Brad Mehldau Trio
(Barbican Centre. 9 March 2020. Review by Sebastian Scotney)
We are all in need of reassurance that some things at least are right with the world. And for fans of Brad Mehldau, this gig provided it. His classic “Art of” trio with bassist Larry Grenadier and drummer Jeff Ballard stopped off at all the places where people who have followed his career and who know his ‘canon’ well would want them to go.
For example, we were treated to a visit to all those off-meter rhythmic games and semitone sleights on “All The Things You Are” that the trio was already challenging itself with more than two decades ago. In more restful vein there was a sublime and poetic “Folks who Live on the Hill”. We had the long-form harmonic explorations of “Sehnsucht”, but without going off into the knottier and more anguished counterpoint (think Alkan) that has sometimes been the destination of this tune. In “Midnight Rider” Mehldau offered us a blissful and serene solo piano excursion. There were also episodes when the trio just showed how naturally it can swing as a totally cohesive unit. Mehldau has written copiously about the theory of swing. How wonderful to hear it, to see it, and above all to feel it being done so naturally and compellingly in the moment.
For the last of the three encores, we were taken to the calm and serenity of “Secret Love”, where the end of the song form gave way to a simple swaying forth from tonic to dominant. That was a moment just to reflect gently on all the great things that had been during a set which, including three (clearly planned) encores, had occupied around 100 minutes.
There were many moments when Larry Grenadier’s sheer class as a bass player shone through, but I found myself mesmerised by the way he anchored and centred the title song from “Midnight Rider” with a repeated three-note figure. That simplicity and assurance were the steady rock from which Mehldau and Ballard could launch off anywhere they wanted. And Jeff Ballard has that knack of providing a kaleidoscope of textures and colours without conflicting, over-powering or ever being busy just for the sake of it. He was enjoying himself too.

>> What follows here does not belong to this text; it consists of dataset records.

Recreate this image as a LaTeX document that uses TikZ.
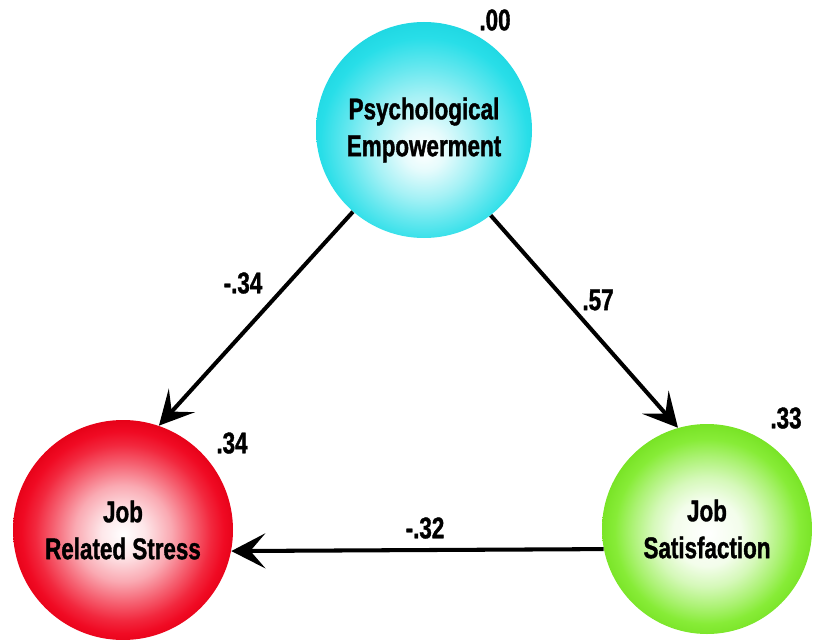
\documentclass[tikz,border=0pt]{standalone}
\usepackage{fontspec}
\setmainfont{Liberation Sans}[FakeStretch=0.75, BoldFeatures={FakeBold=1.2}]
\usetikzlibrary{arrows.meta}

% barvy kruhov
\definecolor{empcol}{RGB}{40,222,232}
\definecolor{empedge}{RGB}{25,210,222}
\definecolor{strcol}{RGB}{240,10,35}
\definecolor{stredge}{RGB}{228,0,22}
\definecolor{satcol}{RGB}{135,236,55}
\definecolor{satedge}{RGB}{118,226,35}

\pgfdeclareradialshading{empshade}{\pgfpoint{0bp}{-5bp}}{color(0bp)=(white); color(5bp)=(white!88!empcol); color(12bp)=(white!58!empcol); color(18bp)=(white!28!empcol); color(24bp)=(empcol); color(30bp)=(empedge); color(50bp)=(empedge)}
\pgfdeclareradialshading{strshade}{\pgfpoint{0bp}{-1bp}}{color(0bp)=(white); color(5bp)=(white!90!strcol); color(11bp)=(white!65!strcol); color(16bp)=(white!35!strcol); color(20bp)=(white!12!strcol); color(23bp)=(strcol); color(26bp)=(stredge); color(50bp)=(stredge)}
\pgfdeclareradialshading{satshade}{\pgfpoint{0bp}{-1bp}}{color(0bp)=(white); color(8bp)=(white!90!satcol); color(13bp)=(white!65!satcol); color(18bp)=(white!30!satcol); color(22bp)=(satcol); color(26bp)=(satedge); color(50bp)=(satedge)}

\tikzset{
  latent/.style={circle, inner sep=0pt, align=center, font=\bfseries\fontsize{17}{21}\selectfont},
  coef/.style={font=\bfseries\fontsize{17}{21}\selectfont},
  path arrow/.style={line width=2.3pt, -{Stealth[length=0.68cm, width=0.7cm, inset=0.3cm]}}
}

\begin{document}
\begin{tikzpicture}
  \useasboundingbox (0,0) rectangle (16.26,12.78);

  % latentne premenne
  \node[latent, minimum size=4.32cm, shading=empshade] (emp) at (8.48,10.18) {Psychological\\Empowerment};
  \node[latent, minimum size=4.4cm, shading=strshade] (stress) at (2.46,2.18) {Job\\Related Stress};
  \node[latent, minimum size=4.2cm, shading=satshade] (sat) at (14.14,2.20) {Job\\Satisfaction};

  % vysvetlena variancia
  \node[coef] (r2emp) at (9.9,12.38) {.00};
  \node[coef] (r2stress) at (4.64,3.92) {.34};
  \node[coef] (r2sat) at (15.72,4.42) {.33};

  % cesty
  \draw[path arrow] (emp.229) -- (stress.71);
  \draw[path arrow] (emp.308) -- (sat.106);
  \draw[path arrow] (sat.191) -- (stress.349);

  % koeficienty ciest
  \node[coef] (pstress) at (4.86,7.12) {-.34};
  \node[coef] (psat) at (11.96,6.78) {.57};
  \node[coef] (psatstress) at (8.5,2.22) {-.32};

\end{tikzpicture}
\end{document}
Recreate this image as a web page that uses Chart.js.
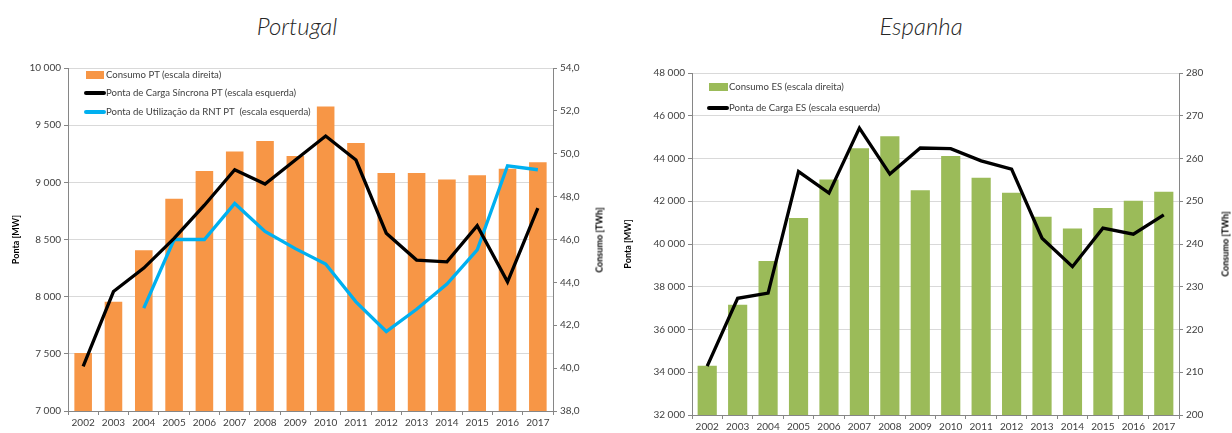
<!DOCTYPE html>
<html>
<head>
<meta charset="utf-8">
<script src="https://cdn.jsdelivr.net/npm/chart.js@4.4.1/dist/chart.umd.min.js"></script>
<style>
  body{margin:0;background:#fff;width:1232px;height:433px;position:relative;overflow:hidden;font-family:Lato, "Open Sans", sans-serif;color:#404040}
  canvas{position:absolute;top:0}
  .title{position:absolute;top:11px;font-size:24px;font-style:italic;font-weight:300;color:#262626;transform:translateX(-50%)}
  .leg{position:absolute;font-size:9.6px;color:#404040;white-space:nowrap;line-height:12px}
  .leg i{position:absolute;display:block}
  .ytitle{position:absolute;font-size:9px;font-weight:bold;color:#000;white-space:nowrap;transform:translate(-50%,-50%) rotate(-90deg)}
</style>
</head>
<body>
<div class="title" style="left:297px">Portugal</div>
<div class="title" style="left:921px">Espanha</div>

<canvas id="ptChart" width="612" height="433" style="left:0"></canvas>
<canvas id="esChart" width="616" height="433" style="left:616px"></canvas>

<!-- right axis titles (read bottom to top) -->
<div class="ytitle" style="left:599px;top:240px">Consumo [TWh]</div>
<div class="ytitle" style="left:1225px;top:244px">Consumo [TWh]</div>

<!-- legends -->
<div class="leg" style="left:106px;top:69px">Consumo PT (escala direita)<i style="left:-20px;top:2px;width:18px;height:8px;background:#f79646"></i></div>
<div class="leg" style="left:106px;top:87px">Ponta de Carga Síncrona PT (escala esquerda)<i style="left:-22px;top:4px;width:22px;height:4px;border-radius:2px;background:#000"></i></div>
<div class="leg" style="left:106px;top:106px">Ponta de Utilização da RNT PT &nbsp;(escala esquerda)<i style="left:-22px;top:4px;width:22px;height:4px;border-radius:2px;background:#00b0f0"></i></div>

<div class="leg" style="left:729px;top:81px">Consumo ES (escala direita)<i style="left:-20px;top:2px;width:19px;height:8px;background:#9bbb59"></i></div>
<div class="leg" style="left:729px;top:102px">Ponta de Carga ES (escala esquerda)<i style="left:-22px;top:4px;width:22px;height:4px;border-radius:2px;background:#000"></i></div>

<script>
// --------- DATA ----------
const years = ['2002','2003','2004','2005','2006','2007','2008','2009','2010','2011','2012','2013','2014','2015','2016','2017'];

// Portugal
const ptConsumo = [40.7,43.1,45.5,47.9,49.2,50.1,50.6,49.9,52.2,50.5,49.1,49.1,48.8,49.0,49.3,49.6]; // TWh
const ptPontaSincrona = [7390,8045,8250,8510,8800,9110,8985,9195,9405,9195,8555,8320,8305,8620,8130,8775]; // MW
const ptPontaRNT = [null,null,7900,8500,8500,8815,8570,8420,8285,7955,7695,7890,8110,8410,9145,9110]; // MW

// Espanha
const esConsumo = [211.5,225.8,236.0,246.1,255.1,262.4,265.2,252.6,260.6,255.5,252.0,246.4,243.6,248.4,250.1,252.2]; // TWh
const esPonta = [34290,37460,37700,43390,42380,45420,43270,44490,44460,43890,43500,40270,38940,40740,40460,41360]; // MW

// --------- HELPERS ----------
const FONT = 'Lato, "Open Sans", sans-serif';
const TXT = '#404040';
const GRID = '#d9d9d9';
const AXIS = '#868686';

const fmtMW = v => String(v).replace(/\B(?=(\d{3})+(?!\d))/g, ' ');
const fmtTWh = v => v.toFixed(1).replace('.', ',');
const fmtInt = v => String(v);

function fixW(w){ return s => { s.width = w; }; }
function fixH(h){ return s => { s.height = h; }; }

function buildChart(id, o){
  new Chart(document.getElementById(id), {
    type:'bar',
    data:{labels:years, datasets:o.datasets},
    options:{
      responsive:false,
      maintainAspectRatio:false,
      animation:false,
      layout:{padding:{top:o.top, left:0, right:0, bottom:0}},
      plugins:{legend:{display:false}, tooltip:{enabled:false}},
      scales:{
        x:{
          afterFit:fixH(o.xH),
          ticks:{color:TXT, font:{family:FONT, size:10}, padding:2, maxRotation:0, autoSkip:false},
          grid:{drawOnChartArea:false, drawTicks:true, tickLength:4, color:AXIS, offset:true},
          border:{color:AXIS}
        },
        y:{
          position:'left',
          min:o.yMin, max:o.yMax,
          afterFit:fixW(o.yW),
          ticks:{stepSize:o.yStep, color:TXT, font:{family:FONT, size:10}, padding:3, callback:fmtMW},
          grid:{color:GRID, tickColor:AXIS, tickLength:4},
          border:{color:AXIS},
          title:{display:true, text:'Ponta [MW]', color:'#000', font:{family:FONT, size:9, weight:'bold'}, padding:{top:o.yTitlePad, bottom:0}}
        },
        y1:{
          position:'right',
          min:o.y1Min, max:o.y1Max,
          afterFit:fixW(o.y1W),
          ticks:{stepSize:o.y1Step, color:TXT, font:{family:FONT, size:10}, padding:3, callback:o.y1Fmt},
          grid:{drawOnChartArea:false, tickColor:AXIS, tickLength:4},
          border:{color:AXIS}
        }
      }
    }
  });
}

const line = (data, color) => ({type:'line', data, yAxisID:'y', borderColor:color, borderWidth:3.3, pointRadius:0, tension:0, fill:false, order:0, spanGaps:false, borderJoinStyle:'miter'});

// --------- CHARTS ----------
buildChart('ptChart', {
  top:68, xH:22, yW:68, y1W:59,
  yMin:7000, yMax:10000, yStep:500, yTitlePad:11,
  y1Min:38, y1Max:54, y1Step:2, y1Fmt:fmtTWh,
  datasets:[
    line(ptPontaSincrona, '#000000'),
    line(ptPontaRNT, '#00b0f0'),
    {label:'Consumo PT (escala direita)', data:ptConsumo, yAxisID:'y1', backgroundColor:'#f79646', barPercentage:0.58, categoryPercentage:1, order:1}
  ]
});

buildChart('esChart', {
  top:73, xH:18, yW:76, y1W:53,
  yMin:32000, yMax:48000, yStep:2000, yTitlePad:7,
  y1Min:200, y1Max:280, y1Step:10, y1Fmt:fmtInt,
  datasets:[
    line(esPonta, '#000000'),
    {label:'Consumo ES (escala direita)', data:esConsumo, yAxisID:'y1', backgroundColor:'#9bbb59', barPercentage:0.63, categoryPercentage:1, order:1}
  ]
});
</script>
</body>
</html>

And please can we talk about the sound. Down the years, the Barbican has had to field its share of criticism for primitive or just plain poor sound quality at gigs like this. So, if there is any justice left in this world, the Barbican inbox [firstname.lastname@example.org] should be bombarded this morning with emails praising last night’s efforts. From where I sat the sound was very good indeed throughout.
Brad Mehldau is back at the Barbican with Messrs. Redman, McBride and Blade on 9 July for Moodswing, again presented by Serious
Categories: Live review
I was at this concert. Does anyone recall the name of the piece played (I think) as the first encore? It was what used to be a ‘swinger’.
A great review for what was for me a brilliant concert.I was totally absorbed from the off in their intuitive playing and dexterity between each other,hinting, probing,suspending,releasing…a real joy to witness. I also wanted to know what the second encore piece was called?It really was hypnotic and beautifully capturing an exceptional night of music making with Brad,Larry and Jeff.
Here are the encores, with thanks to Piers Mason at Serious:
1) De-Dah (Elmo Hope – from the album “Here’s Hope!” w/ Paul Chambers and Philly Joe Jones)
2) Great Day (Paul McCartney – from the album “Flaming Pie”)
3) Secret love (Sammy Fain / Paul F Webster)
Thanks so much for the names of the encores. It was a remarkable evening of stunning music!
It was an astounding evening, I have come late to this sort of Jazz and to Brad and the trio and I am determined to make up for lost time. Like an earlier comment from start to finish I was so drawn in and felt I was playing every note and beat with them. So mentally stimulating, interesting with emotional intensity… just wow
A very good review, there was a lot more swing than I have heard from the trio on previous occasions. All were in top form. The sound wasn’t quite as good from where I was – the drums overshadowing the piano somewhat. Unfortunately a guy a couple of rows behind me coughed loudly and repeatedly throughout the show, which rather spoiled what would have been an excellent concert. Some people can be very selfish. A shame Keith Jarrett wasn’t there – he would have sorted him out!